Je ne vous cache pas qu’à Toulouse la situation est un peu tendue. A la CGT, on arrive à tenir avec l’intersyndicale. On a une intersyndicale forte, même s’il y a déjà deux syndicats sur les six qui ont lâché. Les salariés suivent, mais de loin. On est dans un contexte très anxiogène sur les plans sanitaire et économique. Il y a aussi des situations familiales difficiles. Il y a de vrais risques psychosociaux. On a averti la direction du risque de rajouter une crise à la crise, avec le PSE.

Avant même d’organiser des mobilisations, le syndicat est le reflet de la température salariale. En présentiel, les gens viennent nous voir, on a des échanges, on sait comment ils vont. En 2020, on s’est pris toute l’anxiété en pleine face. On a fait beaucoup d’écoute, de suivi, on essayait de nous rassurer nous-mêmes. Mais depuis l’annonce du PSE, il y a une sorte de mutisme, une résignation. Quand les annonces vont se concrétiser, quand les salariés se sentiront vraiment menacés, ils vont se réveiller.

C’est là où le rôle du syndicat est crucial. On doit permettre aux travailleurs de s’exprimer. On organisera des Assemblées générales pour décider des actions à engager. Ça pourra aller jusqu’à la grève ou au blocage de site. Mais aujourd’hui, on n’en est pas là. On en est encore à discuter et à essayer de mobiliser un maximum de salariés.

Révolution revendique la nationalisation de l’industrie aéronautique, sous le contrôle démocratique des salariés. Qu’en penses-tu ?

Je suis d’accord à 200 % ! Ça va complètement dans le sens de la coordination CGT aéronautique. Depuis la privatisation d’Airbus et son abandon par l’Etat, c’est vraiment la course aux profits. Si on nationalise, ça change complètement la donne, bien sûr.


 Le programme de Révolution :

Pour la nationalisation du secteur !

Le patronat de la filière aéronautique procède à une casse sociale systématique à travers des plans sociaux, parfois déguisés (APC, etc.), et ce malgré les milliards d’euros de soutien que l’Etat distribue aux grandes entreprises.

Les carnets de commandes sont pleins, mais la crise aggrave la concurrence. Le secteur est en train de se restructurer pour rester compétitif. De son côté, l’Etat est complice de cette restructuration : via la Banque Publique d’Investissement, le gouvernement finance Airbus, Thalès, Dassault et Safran pour les aider « à investir et à se concentrer ». En clair, il aide les gros capitalistes à faire de la casse sociale. Par exemple, les avionneurs exercent une pression sur leurs sous-traitants – et décident lesquels vont vivre et lesquels vont mourir.

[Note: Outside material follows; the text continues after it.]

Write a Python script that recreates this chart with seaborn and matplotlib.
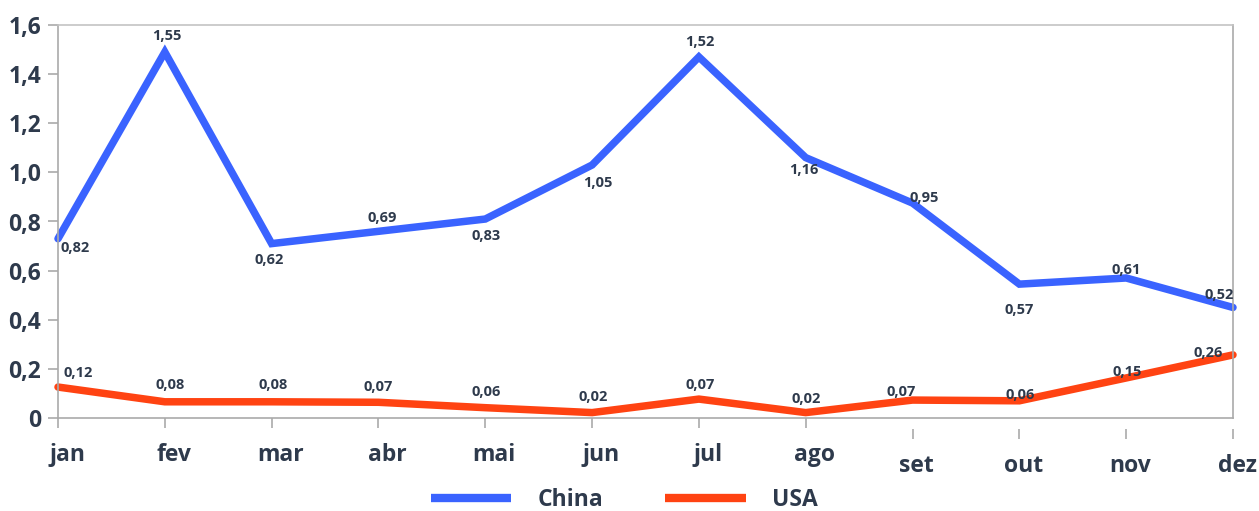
import numpy as np
import pandas as pd
import matplotlib
matplotlib.use("Agg")
import matplotlib.pyplot as plt
import matplotlib.transforms as mtransforms
import seaborn as sns

months = ["jan", "fev", "mar", "abr", "mai", "jun", "jul", "ago", "set", "out", "nov", "dez"]
china = [0.73, 1.49, 0.71, 0.76, 0.81, 1.03, 1.47, 1.06, 0.875, 0.545, 0.57, 0.45]
usa = [0.126, 0.066, 0.066, 0.064, 0.042, 0.022, 0.077, 0.022, 0.073, 0.07, 0.163, 0.257]
china_labels = ["0,82", "1,55", "0,62", "0,69", "0,83", "1,05", "1,52", "1,16", "0,95", "0,57", "0,61", "0,52"]
usa_labels = ["0,12", "0,08", "0,08", "0,07", "0,06", "0,02", "0,07", "0,02", "0,07", "0,06", "0,15", "0,26"]
yticks = [0, 0.2, 0.4, 0.6, 0.8, 1.0, 1.2, 1.4, 1.6]
ytick_labels = ["0", "0,2", "0,4", "0,6", "0,8", "1,0", "1,2", "1,4", "1,6"]

# label offsets in pixels (dx, dy), y up
china_off = [(17, -9), (2, 16), (-2, -16), (4, 13), (1, -17), (6, -18),
             (1, 15), (-2, -12), (12, 5), (0, -26), (0, 8), (-14, 12)]
usa_off = [(20, 14), (5, 17), (1, 17), (0, 15), (1, 16), (1, 16),
           (1, 14), (0, 14), (-11, 8), (1, 6), (1, 6), (-25, 2)]

TXT = "#2E3A4C"
BLUE = "#3A63FF"
RED = "#FF4312"
GRID = "#AAAAAA"

sns.set_theme(style="white")
plt.rcParams["font.family"] = ["Open Sans", "DejaVu Sans"]
plt.rcParams["font.weight"] = "bold"

df = pd.DataFrame({
    "mes": list(range(12)) * 2,
    "valor": china + usa,
    "pais": ["China"] * 12 + ["USA"] * 12,
})

fig = plt.figure(figsize=(12.59, 5.11), dpi=100)
ax = fig.add_axes([58 / 1259, 93 / 511, 1175 / 1259, 393 / 511])

sns.lineplot(data=df, x="mes", y="valor", hue="pais", palette=[BLUE, RED],
             linewidth=5.4, ax=ax, legend=False, sort=False)
for line in ax.lines:
    line.set_solid_capstyle("round")
    line.set_solid_joinstyle("miter")
    line.set_clip_on(False)

for vals, labs, offs in [(china, china_labels, china_off), (usa, usa_labels, usa_off)]:
    for i, (v, t, (dx, dy)) in enumerate(zip(vals, labs, offs)):
        ax.annotate(t, (i, v), xytext=(dx, dy), textcoords="offset pixels",
                    ha="center", va="center", fontsize=10.5, fontweight="bold",
                    color=TXT, annotation_clip=False)

ax.set_xlim(0, 11)
ax.set_ylim(0, 1.6)
ax.set_xticks(range(12))
ax.set_xticklabels(months)
ax.set_yticks(yticks)
ax.set_yticklabels(ytick_labels)
ax.set_xlabel("")
ax.set_ylabel("")
for s in ax.spines.values():
    s.set_color(GRID)
    s.set_linewidth(1.2)
ax.spines["top"].set_color("#C4C4C4")
ax.tick_params(axis="both", which="major", direction="out", length=7, width=1.2,
               color=GRID, labelcolor=TXT, labelsize=16.5)
ax.tick_params(axis="x", pad=11, bottom=True)
ax.tick_params(axis="y", pad=5, left=True)

# second group of month ticks sits a bit lower, labels shifted right
for i, tick in enumerate(ax.xaxis.get_major_ticks()):
    down = 11 if i >= 8 else 0
    dx = 4 if i >= 8 else 9
    tick.tick1line.set_transform(tick.tick1line.get_transform() +
                                 mtransforms.ScaledTranslation(0, -down / 100, fig.dpi_scale_trans))
    tick.label1.set_transform(tick.label1.get_transform() +
                              mtransforms.ScaledTranslation(dx / 100, -down / 100, fig.dpi_scale_trans))

handles = [plt.Line2D([], [], color=BLUE, lw=6, solid_capstyle="butt"),
           plt.Line2D([], [], color=RED, lw=6, solid_capstyle="butt")]
fig.legend(handles, ["China", "USA"], loc="center", bbox_to_anchor=(0.496, 1 - 500 / 511),
           ncol=2, frameon=False, fontsize=16.5, handlelength=3.5, handletextpad=1.15,
           columnspacing=2.7, labelcolor=TXT)

fig.savefig("out.png", dpi=100)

Les salariés de l’aéronautique, qu’ils soient chez Airbus ou chez des sous-traitants, participent tous à l’élaboration d’un même produit. Depuis la privatisation d’Aérospatiale (aujourd’hui Airbus), en 1999, les intérêts des actionnaires entrent en contradiction avec l’avenir industriel de la filière. Non seulement ils soumettent les salariés à une concurrence de plus en plus féroce (et les précarisent, au passage), mais en plus ils menacent leurs emplois. Les différents actionnaires choisissent de saboter la pérennité de l’outil industriel pour maximiser les profits à court terme. Pour Révolution, il faut impérativement renationaliser l’industrie aéronautique, y compris les sous-traitants, et placer l’ensemble sous le contrôle et la gestion démocratiques des salariés.